This should be the post titled “Summer Classics: Grilling,” or, as the Husband cleverly put it, “Summer Classics: How the Weather Ruined Our Plans.” He is probably still somber over the rain delay of the Nascar Race at Watkins Glen two weeks ago, whereas Marcos Ambrose took the checkered flag on the following Monday afternoon while the Husband sat in a meeting at work.
Really, I cannot complain. Water is seeping from an overflowed Hudson River into Lower Manhattan and 4 million people are without power, thanks to Hurricane Irene. We only can’t light a reliable charcoal fire in 40 mph wind gusts. So, please indulge me, as I take a walk down memory lane, because the cooling temperatures and shortening days do, every year, bring to mind… Back To School.
New Shoes
Eau De Crayola never fails to take me back. Stiff and scratchy new clothes, spotless new sneakers, and a book bag laden with the tools of the trade is the sensory equivalent of the late summer return to school. I still fight the urge to purchase new folders, spiral notebooks and packs of pens this time of year. Sometimes, I cannot resist, and slip a box of pencils into my shopping cart. This time of year is one of beginnings; a subtle, but no less compelling, cousin of Spring.
New Backpack
This year marks 20 years since I graduated from High School. My class celebrated a reunion, apparently, last weekend. It seems like a different lifetime, or at least a different person who reached that finish line. My high school years do not tug at my heart (sorry, Class of ’91) and I do not marvel that “it’s been 20 years since homeroom!” What does tug at my deep-within is that just two months after that rite of passage came another. I am far more nostalgic (and a tad shocked) that 20 years ago this week, I became a college freshman.
New Address
It really does seem just like yesterday that I unpacked my parents minivan and moved into the dorm. Four days of Orientation lay before me, where I would make those “friends of a lifetime”, meet my first serious boyfriend and get to know my roommate. That first night she babbled gibberish in her sleep, as she did off and on for the next four years.
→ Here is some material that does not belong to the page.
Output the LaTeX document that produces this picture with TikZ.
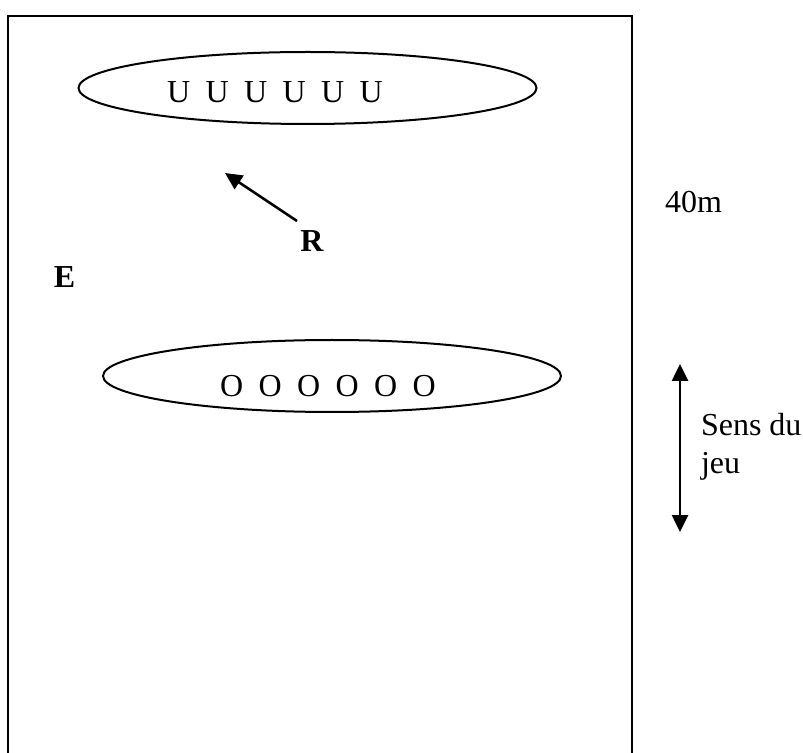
\documentclass[tikz,border=0pt]{standalone}
\usepackage{fontspec}
\setmainfont{Liberation Serif}
\usetikzlibrary{arrows.meta,shapes.geometric}

\newcommand{\pgap}{\hspace{7.7pt}}

\begin{document}
\begin{tikzpicture}[x=0.5pt,y=-0.5pt,line width=1pt,
		>={Triangle[length=8.5pt,width=8pt]},
		every node/.style={inner sep=0pt,font=\fontsize{16}{19.2}\selectfont},
		line/.style={draw,ellipse,minimum width=229pt,minimum height=36pt},
		mark label/.style={font=\fontsize{16}{19.2}\selectfont\bfseries},
		move/.style={line width=1.3pt}]
	\useasboundingbox (0,0) rectangle (803,753);
	% terrain, open at the bottom
	\draw (8,760) -- (8,16) -- (632,16) -- (632,760);
	\node[line] (lineU) at (307.5,88) {};
	\node[anchor=base] (playersU) at (275,103) {U\pgap U\pgap U\pgap U\pgap U\pgap U};
	\node[line] (lineO) at (332,376) {};
	\node[anchor=base] (playersO) at (328,397) {O\pgap O\pgap O\pgap O\pgap O\pgap O};
	\node[mark label,anchor=base] (E) at (64.5,288) {E};
	\node[mark label,anchor=base] (R) at (312,252) {R};
	\coordinate (runStart) at (297,221);
	\coordinate (runEnd) at (225,173);
	\draw[move,->] (runStart) -- (runEnd);
	\node[anchor=base west] (length) at (664,213) {40m};
	\coordinate (dirTop) at (680,364);
	\coordinate (dirBottom) at (680,532);
	\draw[move,<->] (dirTop) -- (dirBottom);
	\node[anchor=north west,align=left] (sens) at (700,412) {Sens du\\jeu};
\end{tikzpicture}
\end{document}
The days were alternately hot and humid, cool and sunny, as is the mood of Mother Nature in late August.
New Life
As I watch the young people in my church begin the next chapters of their lives as college freshmen (which I can do in real-time thanks to Facebook), I feel envy. Not the sour, searing kind of envy, but the warm, I’m-smiling-and-I-don’t-know-it kind of envy. The kind that fuels the occasional dream I have that I am registered for the fall semester at my Alma Mater, in my present life, and I’m trying to puzzle out how I am going to keep house and manage class 100 miles away. In this dream, I live in the dorm; I’m there, as far as my subconscious is concerned. I go back, and I feel the sun through those campus trees and sharpen my pencils, and even smell those classrooms. I go back, because I became me in college.